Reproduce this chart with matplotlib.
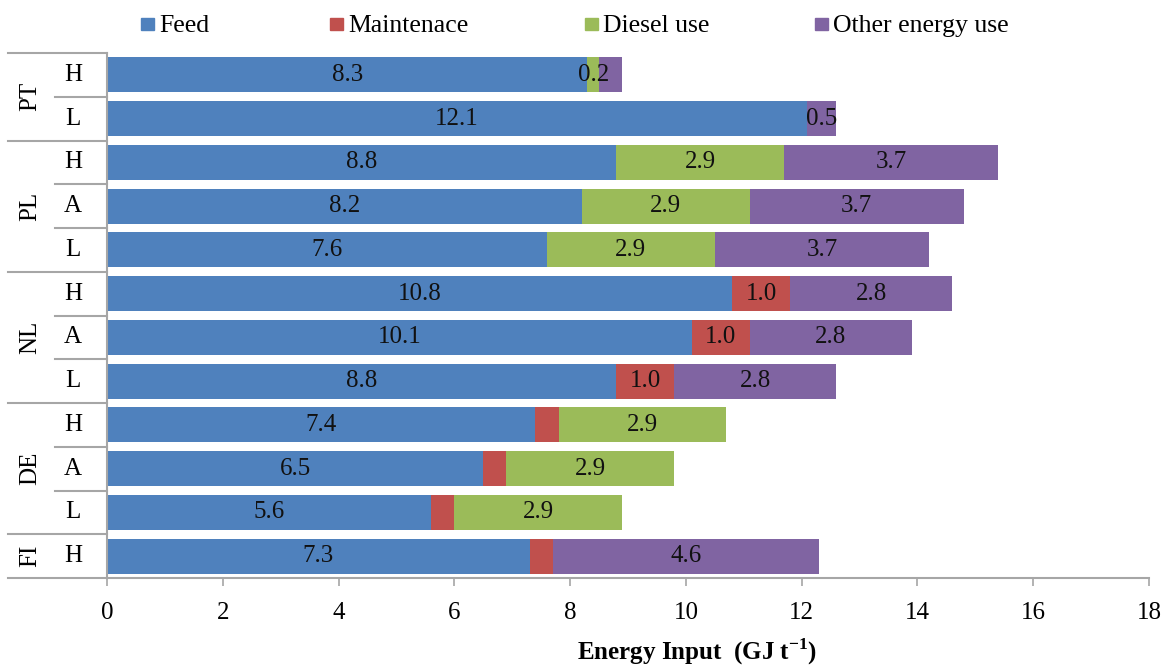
import matplotlib
matplotlib.use("Agg")
import matplotlib.pyplot as plt
import matplotlib.transforms as mtransforms
from matplotlib.patches import Rectangle

plt.rcParams['font.family'] = ['Liberation Serif', 'DejaVu Serif']
plt.rcParams['mathtext.fontset'] = 'custom'
plt.rcParams['mathtext.rm'] = 'Liberation Serif'
plt.rcParams['mathtext.bf'] = 'Liberation Serif:bold'

# Rows from top to bottom: country group and intensity level
groups = ['PT', 'PT', 'PL', 'PL', 'PL', 'NL', 'NL', 'NL', 'DE', 'DE', 'DE', 'FI']
levels = ['H', 'L', 'H', 'A', 'L', 'H', 'A', 'L', 'H', 'A', 'L', 'H']

series_names = ['Feed', 'Maintenace', 'Diesel use', 'Other energy use']
feed = [8.3, 12.1, 8.8, 8.2, 7.6, 10.8, 10.1, 8.8, 7.4, 6.5, 5.6, 7.3]
maintenance = [0, 0, 0, 0, 0, 1.0, 1.0, 1.0, 0.4, 0.4, 0.4, 0.4]
diesel = [0.2, 0, 2.9, 2.9, 2.9, 0, 0, 0, 2.9, 2.9, 2.9, 0]
other = [0.4, 0.5, 3.7, 3.7, 3.7, 2.8, 2.8, 2.8, 0, 0, 0, 4.6]

x_ticks = [0, 2, 4, 6, 8, 10, 12, 14, 16, 18]

colors = ['#4F81BD', '#C0504D', '#9BBB59', '#8064A2']
# segments drawn without a value label (too narrow)
unlabeled = {(3, 0), (1, 8), (1, 9), (1, 10), (1, 11)}

W, H = 1164, 670
fig = plt.figure(figsize=(W / 100, H / 100), dpi=100)
ax = fig.add_axes([107 / W, 1 - 578 / H, (1149 - 107) / W, (578 - 53) / H])

n = len(levels)
ypos = list(range(n))
left = [0.0] * n
for s, vals in enumerate([feed, maintenance, diesel, other]):
    ax.barh(ypos, vals, left=left, height=0.8, color=colors[s],
            edgecolor='none', zorder=2)
    for i, v in enumerate(vals):
        if v > 0 and (s, i) not in unlabeled:
            ax.text(left[i] + v / 2, i, f'{v:.1f}', ha='center', va='center',
                    fontsize=18, color='#111111', zorder=3)
    left = [a + b for a, b in zip(left, vals)]

ax.set_xlim(0, 18)
ax.set_ylim(n - 0.5, -0.5)
ax.set_xticks(x_ticks)
ax.set_xticklabels([str(t) for t in x_ticks], fontsize=18)
ax.set_yticks([])
ax.tick_params(axis='x', direction='out', length=6, width=1.2,
               color='#A6A6A6', pad=11)
for side in ['top', 'right']:
    ax.spines[side].set_visible(False)
for side in ['left', 'bottom']:
    ax.spines[side].set_color('#A6A6A6')
    ax.spines[side].set_linewidth(1.5)

# Two-level category axis on the left
trans = mtransforms.blended_transform_factory(ax.transAxes, ax.transData)
x_outer = (8 - 107) / (1149 - 107)
x_inner = (55 - 107) / (1149 - 107)
line_kw = dict(color='#A6A6A6', lw=1.5, transform=trans, clip_on=False)

bounds = [-0.5] + [i + 0.5 for i in range(n)]
for b in bounds:
    above = int(b - 0.5) if b > -0.5 else None
    below = int(b + 0.5) if b + 0.5 < n else None
    if above is None or below is None or groups[above] != groups[below]:
        ax.plot([x_outer, 0], [b, b], **line_kw)
    else:
        ax.plot([x_inner, 0], [b, b], **line_kw)

x_level = (73 - 107) / (1149 - 107)
x_group = (30 - 107) / (1149 - 107)
for i, lv in enumerate(levels):
    ax.text(x_level, i, lv, transform=trans, ha='center', va='center',
            fontsize=18)
seen = []
for g in groups:
    if g not in seen:
        seen.append(g)
for g in seen:
    idx = [i for i, gg in enumerate(groups) if gg == g]
    mid = (idx[0] + idx[-1]) / 2
    ax.text(x_group, mid, g, transform=trans, ha='center', va='center',
            rotation=90, fontsize=18)

# Axis title
fig.text(697 / W, 1 - 652 / H, r'Energy Input  (GJ t$^{\mathbf{-1}}$)',
         ha='center', va='center', fontsize=18, fontweight='bold')

# Legend row across the top
sq_x = [141, 330, 585, 815]
txt_x = [159, 348, 603, 833]
for name, c, sx, tx in zip(series_names, colors, sq_x, txt_x):
    fig.patches.append(Rectangle((sx / W, 1 - 30 / H), 13 / W, 12 / H,
                                 transform=fig.transFigure, color=c))
    fig.text(tx / W, 1 - 32 / H, name, ha='left', va='baseline', fontsize=18.5)

fig.savefig('out.png', dpi=100)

··········

-- PROMPT --
Copy all the data exactly as written, but skip any picture.

-- RESPONSE --
Reproduce this chart with matplotlib.
import matplotlib
matplotlib.use("Agg")
import matplotlib.pyplot as plt
import matplotlib.transforms as mtransforms
from matplotlib.patches import Rectangle

plt.rcParams['font.family'] = ['Liberation Serif', 'DejaVu Serif']
plt.rcParams['mathtext.fontset'] = 'custom'
plt.rcParams['mathtext.rm'] = 'Liberation Serif'
plt.rcParams['mathtext.bf'] = 'Liberation Serif:bold'

# Rows from top to bottom: country group and intensity level
groups = ['PT', 'PT', 'PL', 'PL', 'PL', 'NL', 'NL', 'NL', 'DE', 'DE', 'DE', 'FI']
levels = ['H', 'L', 'H', 'A', 'L', 'H', 'A', 'L', 'H', 'A', 'L', 'H']

series_names = ['Feed', 'Maintenace', 'Diesel use', 'Other energy use']
feed = [8.3, 12.1, 8.8, 8.2, 7.6, 10.8, 10.1, 8.8, 7.4, 6.5, 5.6, 7.3]
maintenance = [0, 0, 0, 0, 0, 1.0, 1.0, 1.0, 0.4, 0.4, 0.4, 0.4]
diesel = [0.2, 0, 2.9, 2.9, 2.9, 0, 0, 0, 2.9, 2.9, 2.9, 0]
other = [0.4, 0.5, 3.7, 3.7, 3.7, 2.8, 2.8, 2.8, 0, 0, 0, 4.6]

x_ticks = [0, 2, 4, 6, 8, 10, 12, 14, 16, 18]

colors = ['#4F81BD', '#C0504D', '#9BBB59', '#8064A2']
# segments drawn without a value label (too narrow)
unlabeled = {(3, 0), (1, 8), (1, 9), (1, 10), (1, 11)}

W, H = 1164, 670
fig = plt.figure(figsize=(W / 100, H / 100), dpi=100)
ax = fig.add_axes([107 / W, 1 - 578 / H, (1149 - 107) / W, (578 - 53) / H])

n = len(levels)
ypos = list(range(n))
left = [0.0] * n
for s, vals in enumerate([feed, maintenance, diesel, other]):
    ax.barh(ypos, vals, left=left, height=0.8, color=colors[s],
            edgecolor='none', zorder=2)
    for i, v in enumerate(vals):
        if v > 0 and (s, i) not in unlabeled:
            ax.text(left[i] + v / 2, i, f'{v:.1f}', ha='center', va='center',
                    fontsize=18, color='#111111', zorder=3)
    left = [a + b for a, b in zip(left, vals)]

ax.set_xlim(0, 18)
ax.set_ylim(n - 0.5, -0.5)
ax.set_xticks(x_ticks)
ax.set_xticklabels([str(t) for t in x_ticks], fontsize=18)
ax.set_yticks([])
ax.tick_params(axis='x', direction='out', length=6, width=1.2,
               color='#A6A6A6', pad=11)
for side in ['top', 'right']:
    ax.spines[side].set_visible(False)
for side in ['left', 'bottom']:
    ax.spines[side].set_color('#A6A6A6')
    ax.spines[side].set_linewidth(1.5)

# Two-level category axis on the left
trans = mtransforms.blended_transform_factory(ax.transAxes, ax.transData)
x_outer = (8 - 107) / (1149 - 107)
x_inner = (55 - 107) / (1149 - 107)
line_kw = dict(color='#A6A6A6', lw=1.5, transform=trans, clip_on=False)

bounds = [-0.5] + [i + 0.5 for i in range(n)]
for b in bounds:
    above = int(b - 0.5) if b > -0.5 else None
    below = int(b + 0.5) if b + 0.5 < n else None
    if above is None or below is None or groups[above] != groups[below]:
        ax.plot([x_outer, 0], [b, b], **line_kw)
    else:
        ax.plot([x_inner, 0], [b, b], **line_kw)

x_level = (73 - 107) / (1149 - 107)
x_group = (30 - 107) / (1149 - 107)
for i, lv in enumerate(levels):
    ax.text(x_level, i, lv, transform=trans, ha='center', va='center',
            fontsize=18)
seen = []
for g in groups:
    if g not in seen:
        seen.append(g)
for g in seen:
    idx = [i for i, gg in enumerate(groups) if gg == g]
    mid = (idx[0] + idx[-1]) / 2
    ax.text(x_group, mid, g, transform=trans, ha='center', va='center',
            rotation=90, fontsize=18)

# Axis title
fig.text(697 / W, 1 - 652 / H, r'Energy Input  (GJ t$^{\mathbf{-1}}$)',
         ha='center', va='center', fontsize=18, fontweight='bold')

# Legend row across the top
sq_x = [141, 330, 585, 815]
txt_x = [159, 348, 603, 833]
for name, c, sx, tx in zip(series_names, colors, sq_x, txt_x):
    fig.patches.append(Rectangle((sx / W, 1 - 30 / H), 13 / W, 12 / H,
                                 transform=fig.transFigure, color=c))
    fig.text(tx / W, 1 - 32 / H, name, ha='left', va='baseline', fontsize=18.5)

fig.savefig('out.png', dpi=100)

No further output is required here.